In the family albums I can’t find any photos of my brothers and I being really sick, which is surprising because my father would take a photo of anything that held still. There are a few of us when we were recovering and bored.


In those days when you were sick, you just sweated it out. Literally. We didn’t have to worry about AIDS but there was a lot of worry about polio. The little girl next door died of that. We were vaccinated for smallpox. None of us had mumps. I personally only had measles, chicken pox, and pneumonia, which meant that I had a shot in the butt with the new miracle drug, penicillin. No one asked me if I were allergic to it. Until penicillin lots of children died of pneumonia.


My brother had scarlet fever, which gave him a slight heart murmur, but not bad enough to keep him from wrestling in high school. Just bad enough for my mother to worry forever after, even after he was grown and strong. And bad enough that the bedroom curtains and my big box of paper dolls were burned because they had been under the bed. I was aghast because they were real people to me; I had a vision of germs like radioactive dandruff falling on the box, a kind of sci-fi.


Our sore throats and coughs were treated with Cheracol, a cherry-flavored cough syrup. In fact, we loved it (high alcohol content and really sweet) and insisted that if any one of us coughed, we all had to have some on grounds of prevention. I don’t think it had codeine in it, but maybe. The other major prevention for colds and flu was Vicks Vaporub which my mother rubbed on vigorously, saying, “Golly, golly, golly, golly. . .” I have no idea why she said that. I asked her as a grownup and she thought it was ridiculous to even THINK about Vicks. (I still put it on my chest but don’t say “Golly,golly,golly, golly” unless the cats ask me to. They love the stuff and want to lick it.) Bob used to put it in his mouth and let it dissolve. The directions say not to do that, but he came from a time when turpentine was considered medicine, and he thought Vicks was milder that that.


My legs ached all through adrenarche when long bones are growing and stretching out muscles. My mother rubbed on lemon-scented liniment but she didn’t say anything. I suspect she was cursing under her breath because it usually ached most at bedtime, which was supposed to be the beginning of her alone time.
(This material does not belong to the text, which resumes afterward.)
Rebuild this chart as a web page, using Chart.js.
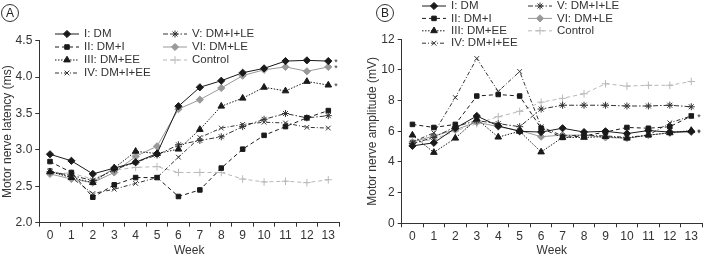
<!DOCTYPE html>
<html>
<head>
<meta charset="utf-8">
<script src="https://cdn.jsdelivr.net/npm/chart.js@4.4.1/dist/chart.umd.min.js"></script>
<style>
html, body { margin: 0; padding: 0; background: #fff; }
#wrap { position: relative; width: 707px; height: 258px; overflow: hidden; }
.panel { position: absolute; top: 0; height: 258px; }
#pa { left: 0; width: 345px; }
#pb { left: 350px; width: 357px; }
</style>
</head>
<body>
<div id="wrap">
  <div class="panel" id="pa"><canvas id="ca" width="345" height="258"></canvas></div>
  <div class="panel" id="pb"><canvas id="cb" width="357" height="258"></canvas></div>
</div>
<script>
const weeks = ['0', '1', '2', '3', '4', '5', '6', '7', '8', '9', '10', '11', '12', '13'];
const groups = ['I: DM', 'II: DM+I', 'III: DM+EE', 'IV: DM+I+EE', 'V: DM+I+LE', 'VI: DM+LE', 'Control'];

// A: motor nerve latency (ms)
const latDM      = [2.94, 2.85, 2.67, 2.75, 2.83, 2.95, 3.60, 3.86, 3.95, 4.06, 4.12, 4.22, 4.23, 4.22];
const latDMI     = [2.84, 2.69, 2.35, 2.52, 2.62, 2.62, 2.36, 2.45, 2.75, 3.01, 3.20, 3.32, 3.44, 3.54];
const latDMEE    = [2.70, 2.62, 2.55, 2.75, 2.98, 2.95, 3.01, 3.28, 3.60, 3.71, 3.86, 3.81, 3.94, 3.89];
const latDMIEE   = [2.72, 2.62, 2.40, 2.46, 2.54, 2.62, 2.90, 3.17, 3.30, 3.35, 3.38, 3.37, 3.31, 3.30];
const latDMILE   = [2.70, 2.65, 2.58, 2.73, 2.83, 2.93, 3.07, 3.13, 3.18, 3.32, 3.42, 3.50, 3.44, 3.47];
const latDMLE    = [2.67, 2.60, 2.55, 2.69, 2.91, 3.05, 3.56, 3.69, 3.85, 4.02, 4.10, 4.14, 4.08, 4.14];
const latControl = [2.68, 2.68, 2.60, 2.72, 2.76, 2.77, 2.69, 2.69, 2.69, 2.60, 2.56, 2.57, 2.55, 2.59];

// B: motor nerve amplitude (mV)
const ampDM      = [5.05, 5.25, 6.20, 7.00, 6.35, 6.00, 5.95, 6.20, 5.95, 6.00, 5.85, 6.05, 5.95, 6.00];
const ampDMI     = [6.45, 6.25, 6.45, 8.30, 8.40, 8.30, 6.20, 5.60, 5.70, 5.95, 6.25, 6.20, 6.30, 7.00];
const ampDMEE    = [5.75, 4.62, 5.55, 6.80, 5.62, 6.00, 4.65, 5.60, 5.60, 5.65, 5.55, 5.75, 5.90, 6.05];
const ampDMIEE   = [5.30, 5.90, 8.20, 10.75, 8.60, 9.90, 6.30, 5.70, 5.75, 5.70, 5.60, 5.75, 6.55, 7.00];
const ampDMILE   = [5.20, 5.60, 6.30, 6.70, 6.50, 6.30, 7.45, 7.70, 7.70, 7.70, 7.65, 7.65, 7.70, 7.60];
const ampDMLE    = [5.30, 5.70, 6.10, 6.60, 6.30, 6.05, 5.65, 5.75, 5.75, 5.60, 5.55, 5.75, 5.90, 5.95];
const ampControl = [5.20, 5.50, 6.00, 6.50, 6.95, 7.30, 7.90, 8.15, 8.45, 9.10, 8.95, 9.00, 9.00, 9.25];

const FONT = '"Liberation Sans", Arial, Helvetica, sans-serif';
const INK = '#333';

// line + marker look of each group
const styles = [
    { color: '#1a1a1a', dash: [], point: 'rectRot', r: 3.6 },
    { color: '#1a1a1a', dash: [4, 3], point: 'rect', r: 3.2 },
    { color: '#1a1a1a', dash: [1.5, 1.5], point: 'triangle', r: 3.8 },
    { color: '#333333', dash: [4, 2, 1, 2], point: 'crossRot', r: 3.3 },
    { color: '#333333', dash: [5, 2, 1.5, 2], point: 'star', r: 3.5 },
    { color: '#999999', dash: [], point: 'rectRot', r: 3.6 },
    { color: '#b8b8b8', dash: [4, 3], point: 'cross', r: 3.8 }
];

function makeDatasets(series) {
    return series.map((data, i) => ({
        label: groups[i],
        data: data,
        borderColor: styles[i].color,
        backgroundColor: styles[i].color,
        borderDash: styles[i].dash,
        borderWidth: 1,
        pointStyle: styles[i].point,
        pointRadius: styles[i].r,
        pointBorderWidth: 1,
        pointBorderColor: styles[i].color,
        pointBackgroundColor: styles[i].color,
        tension: 0,
        clip: false
    }));
}

// two column legend drawn by hand (line sample + marker)
const groupLegend = {
    id: 'groupLegend',
    afterDraw(chart, args, o) {
        const ctx = chart.ctx;
        ctx.save();
        ctx.font = '11.5px ' + FONT;
        ctx.textBaseline = 'middle';
        groups.forEach((name, i) => {
            const col = i < 4 ? 0 : 1;
            const row = i < 4 ? i : i - 4;
            const x = o.x[col], y = o.y + row * o.dy;
            const s = styles[i];
            ctx.strokeStyle = s.color;
            ctx.lineWidth = 1;
            ctx.setLineDash(s.dash);
            ctx.beginPath();
            ctx.moveTo(x, y);
            ctx.lineTo(x + o.len, y);
            ctx.stroke();
            ctx.setLineDash([]);
            ctx.fillStyle = s.color;
            Chart.helpers.drawPoint(ctx, { pointStyle: s.point, radius: s.r, borderWidth: 1, rotation: 0 }, x + o.len / 2, y);
            ctx.fillStyle = INK;
            ctx.fillText(name, x + o.len + 5, y);
        });
        ctx.restore();
    }
};

// circled panel letter
const panelTag = {
    id: 'panelTag',
    afterDraw(chart, args, o) {
        const ctx = chart.ctx;
        ctx.save();
        ctx.strokeStyle = INK;
        ctx.lineWidth = 1;
        ctx.beginPath();
        ctx.arc(o.x, o.y, 8.5, 0, Math.PI * 2);
        ctx.stroke();
        ctx.fillStyle = '#222';
        ctx.font = '12px ' + FONT;
        ctx.textAlign = 'center';
        ctx.textBaseline = 'middle';
        ctx.fillText(o.text, o.x, o.y + 0.5);
        ctx.restore();
    }
};

// significance asterisks after last week
const sigMarks = {
    id: 'sigMarks',
    afterDatasetsDraw(chart, args, o) {
        const ctx = chart.ctx;
        ctx.save();
        ctx.fillStyle = INK;
        ctx.font = '9px ' + FONT;
        ctx.textBaseline = 'middle';
        o.sets.forEach(i => {
            const pts = chart.getDatasetMeta(i).data;
            const p = pts[pts.length - 1];
            ctx.fillText('*', p.x + 6, p.y + 1.5);
        });
        ctx.restore();
    }
};

function makeOptions(p) {
    const axisFont = { size: 12, family: FONT };
    return {
        responsive: false,
        animation: false,
        layout: { padding: { left: 0, right: p.padRight, top: p.padTop, bottom: 0 } },
        plugins: {
            legend: { display: false },
            tooltip: { enabled: false },
            groupLegend: p.legend,
            panelTag: p.tag,
            sigMarks: { sets: p.sig }
        },
        scales: {
            x: {
                offset: true,
                grid: { offset: true, drawOnChartArea: false, tickLength: 4, color: INK },
                border: { color: INK },
                ticks: { color: INK, font: axisFont, padding: 2, maxRotation: 0, autoSkip: false },
                title: { display: true, text: 'Week', color: INK, font: axisFont, padding: { top: 0, bottom: 0 } },
                afterFit: s => { s.height = p.xHeight; }
            },
            y: {
                min: p.min,
                max: p.max,
                grid: { drawOnChartArea: false, tickLength: 4, color: INK },
                border: { color: INK },
                ticks: { stepSize: p.step, color: INK, font: axisFont, padding: 3, callback: p.fmt },
                title: { display: true, text: p.yTitle, color: INK, font: axisFont, padding: { top: p.titlePad, bottom: 0 } },
                afterFit: s => { s.width = p.yWidth; }
            }
        }
    };
}

new Chart(document.getElementById('ca'), {
    type: 'line',
    data: {
        labels: weeks,
        datasets: makeDatasets([latDM, latDMI, latDMEE, latDMIEE, latDMILE, latDMLE, latControl])
    },
    options: makeOptions({
        padRight: 6, padTop: 40.7, xHeight: 35.3, yWidth: 39.3, titlePad: 0,
        min: 2, max: 4.5, step: 0.5, fmt: v => v.toFixed(1),
        yTitle: 'Motor nerve latency (ms)',
        legend: { x: [55, 163], y: 34, dy: 13, len: 24 },
        tag: { x: 10, y: 13, text: 'A' },
        sig: [0, 2, 5]
    }),
    plugins: [groupLegend, panelTag, sigMarks]
});

new Chart(document.getElementById('cb'), {
    type: 'line',
    data: {
        labels: weeks,
        datasets: makeDatasets([ampDM, ampDMI, ampDMEE, ampDMIEE, ampDMILE, ampDMLE, ampControl])
    },
    options: makeOptions({
        padRight: 1, padTop: 39.3, xHeight: 34.7, yWidth: 51.7, titlePad: 15,
        min: 0, max: 12, step: 2, fmt: v => String(v),
        yTitle: 'Motor nerve amplitude (mV)',
        legend: { x: [72, 178], y: 6, dy: 12.4, len: 24 },
        tag: { x: 35, y: 13, text: 'B' },
        sig: [1, 2, 5]
    }),
    plugins: [groupLegend, panelTag, sigMarks]
});
</script>
</body>
</html>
When we went strawberry picking — in my day, during strawberry season, the growers counted on child labor and school letting out was timed to send us into the fields — we’d crawl or stoop along the rows all day until we were crippled and sunburned. The first line of medication was stopping at a place called “Frosty Root Beer” where they put the glass mugs in the freezer. The root beer froze onto the sides, colder than cold can scientifically be. When we got home, my mom rubbed us down with Absorbine Jr. These days, if I’m really in pain, I use the original Sr. version which was invented for horses. I like the smell of these meds. Doesn’t seem like meds smell much anymore.


We took “Petrolauger” (white glop) and Jaquline (?) which might have been Geritol. Some kind of iron tonic that tasted wretched. Cod liver oil. Everyone took cod liver oil — not in capsules, with a spoon. In my mother’s last years the doctor wanted her to take potassium. He said it tasted dreadful and most people wouldn’t do it, even if he asked them to for their own good, but my mother was tough and obedient, so he told her to do it and she did. Proudly. She was a Stoic. More than was good for her.


When a Catholic family with seven girls moved in across the street, it coincided with a plague of ringworm on we three kids and my cat. My mother stood each of us in turn on a bench and painted each circle with iodine while we screamed and stamped our feet as though she were burning them off with a hot iron. Years later the girls across the street confided that they thought we were undergoing some strange Protestant torture ritual. I painted the cat myself. He didn’t fuss but he looked a little strange being black and white and purple.


Because I had chicken pox, I have herpes. It might flare up as shingles. I’ve had rabies shots because of being an animal control officer, but it might have worn off by now.


I’m just kidding around, trying to make being sick seem normal. I can remember three times over the years that T. simply freaked out over the amount of pills and scars. Once he had all the pill bottles grouped on the kitchen table, covering the entire surface, and once he had them all in a bag and dumped them out onto a couch, making a heap bigger than the dog.


But the bitterly funniest one was a review of his surgery scars — ALL of them. There are a lot, both shoulders, both hips, torso front and back, arms, collar bone. But later he came back and removed the butt shot. Too bad. He has a cute butt. For an old Alpha Male.